My country’s skies are bluer than the ocean,

and sunlight beams on cloverleaf and pine;

but other lands have sunlight too, and clover,

and skies are everywhere as blue as mine:

O hear my song, thou God of all the nations,

a song of peace for their land and for mine.

Just this morning I discovered additional verses to this hymn,

and offer it as the prayer of my heart this Memorial Day:

May truth and freedom come to every nation;

may peace abound where strife has raged so long;

that each may seek to love and build together,

a world united, righting every wrong;

a world united in its love for freedom,

proclaiming peace together in one song.

The first two verses were written by Lloyd Stone when he was 22 years old.

He planned to become a teacher, then one day joined a circus bound for

Hawaii and remained there for the rest of his life, writing poems and songs.
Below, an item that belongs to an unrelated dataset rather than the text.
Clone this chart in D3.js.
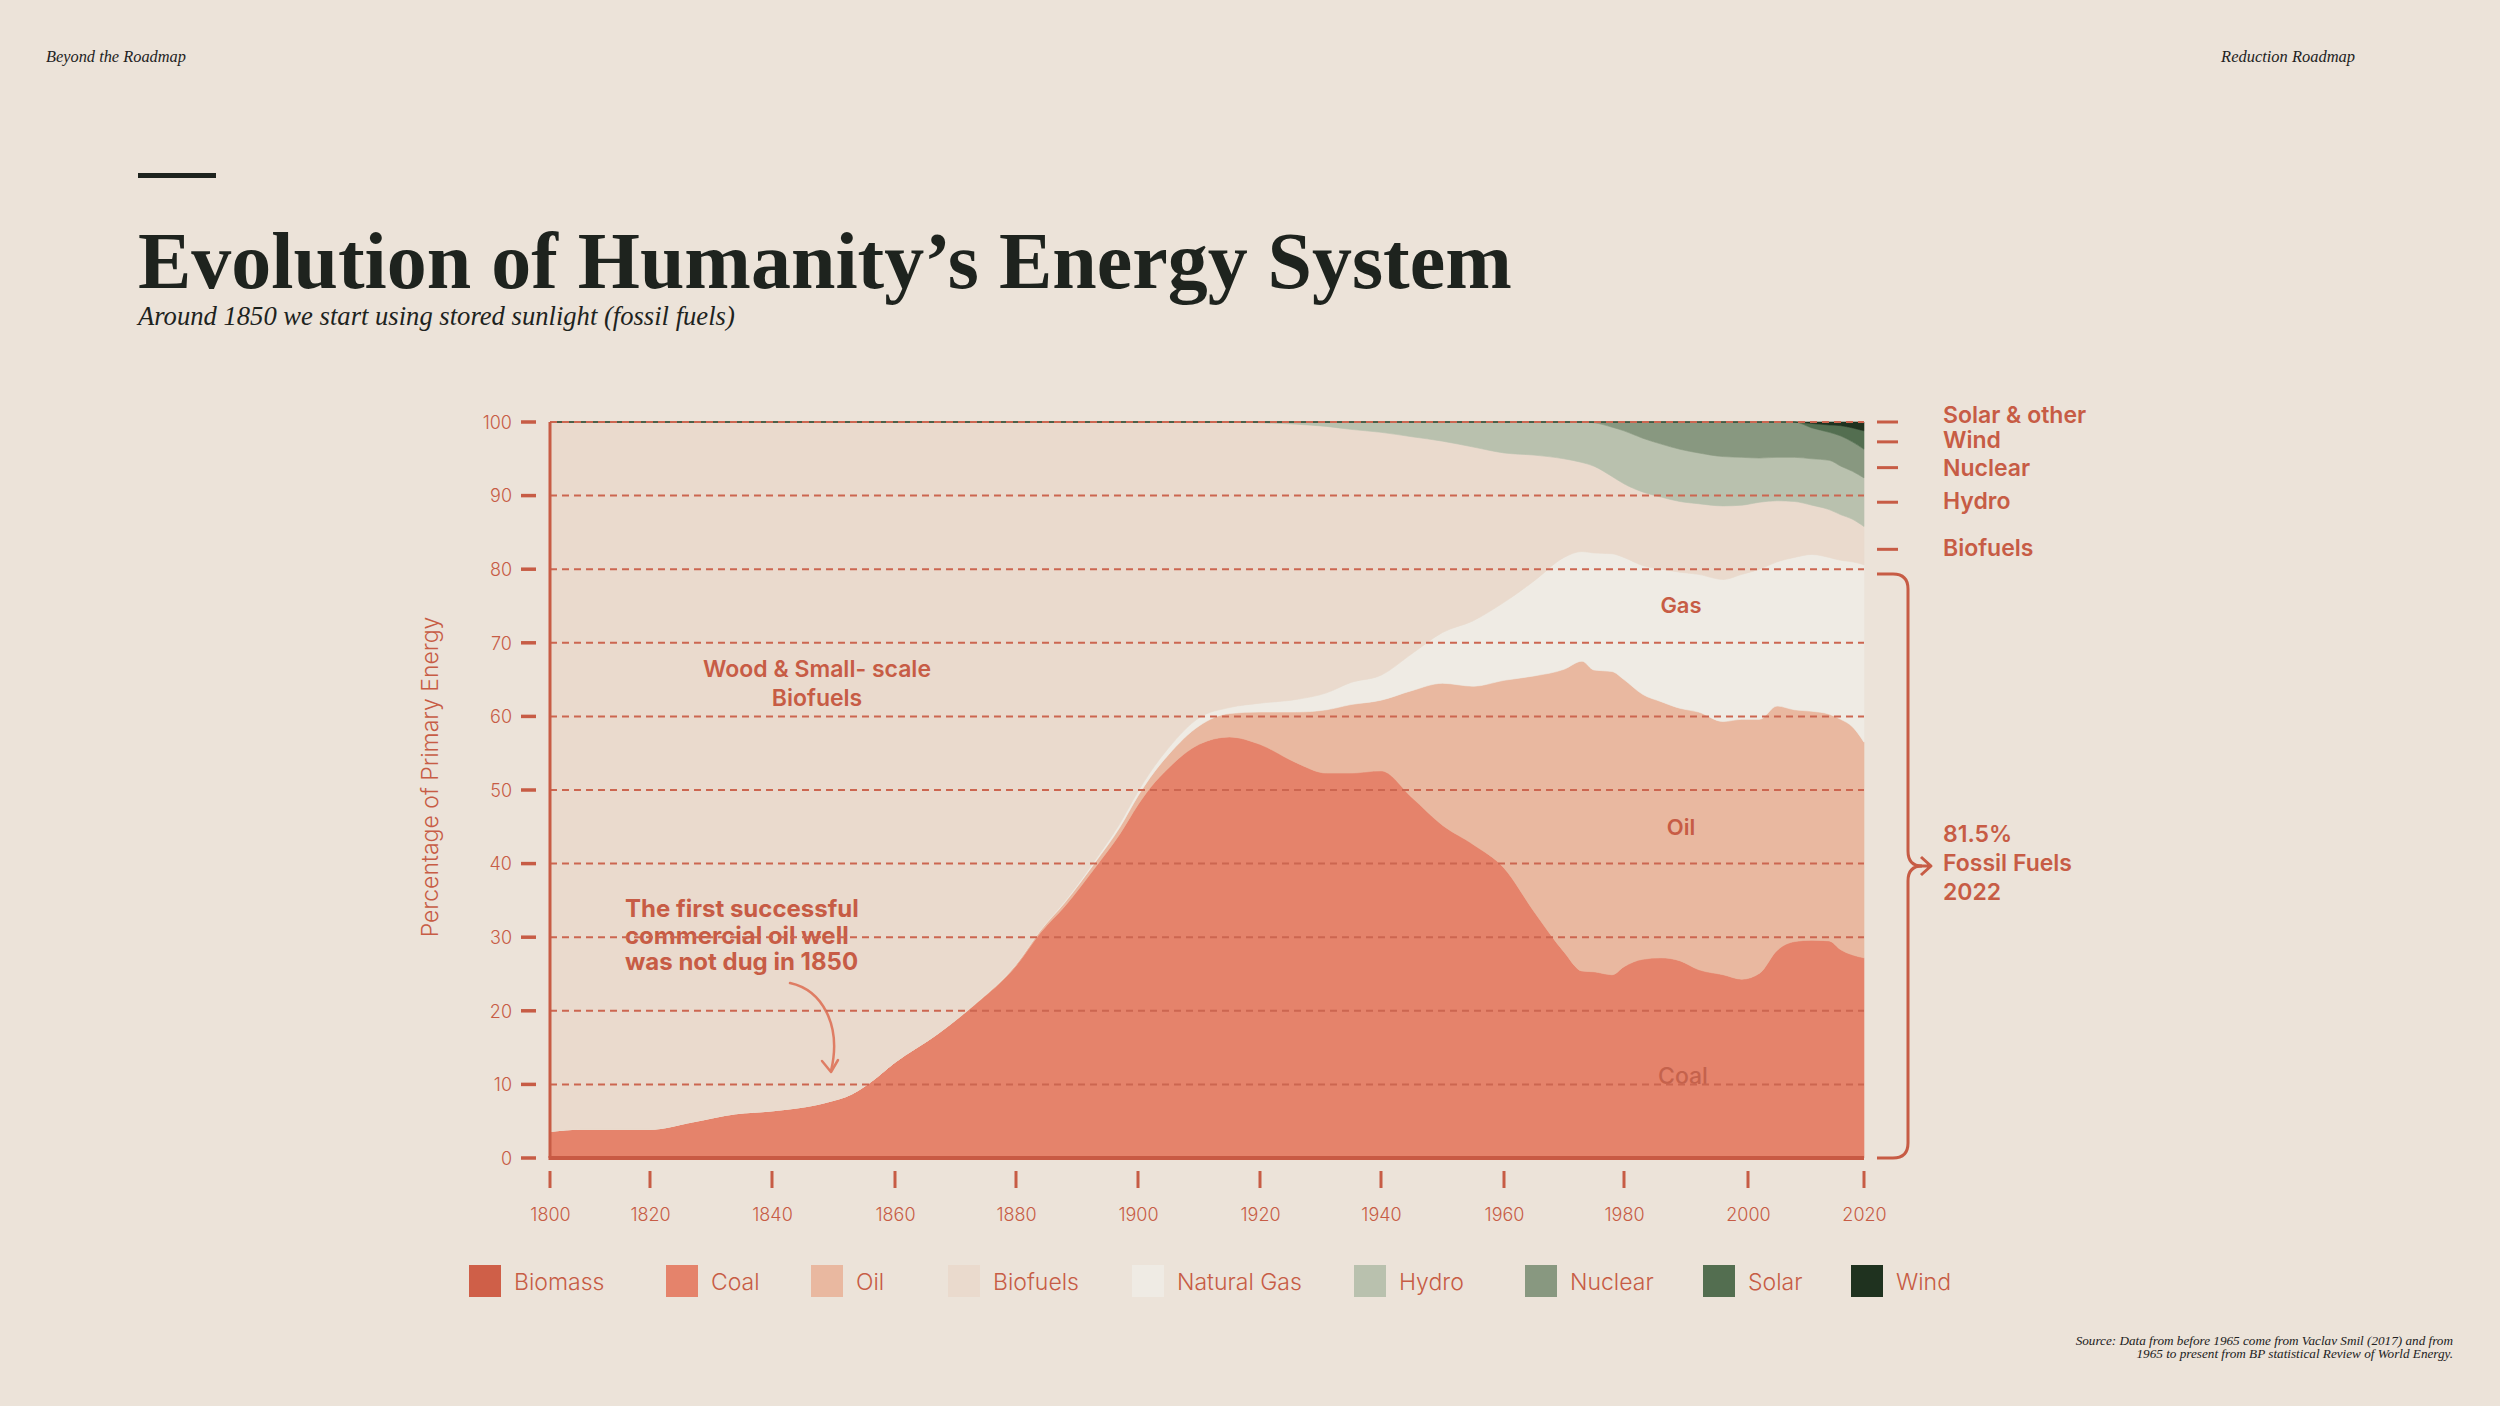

This is his best known work. Additional verses were written by Georgia

Harkness, a Methodist theologian with a passion for poetry and the

dream of global, ecumenical Christianity. The hymn text is usually sung

to the tune Finlandia, by Sebelius.

This is my prayer, O Lord of all earth’s kingdoms,

thy kingdom come, on earth, thy will be done …

O hear my prayer, thou God of all the nations,

myself I give thee –let thy will be done.

Remembering and giving thanks this Memorial Day, and ever grateful for those streams of mercy, never ceasing!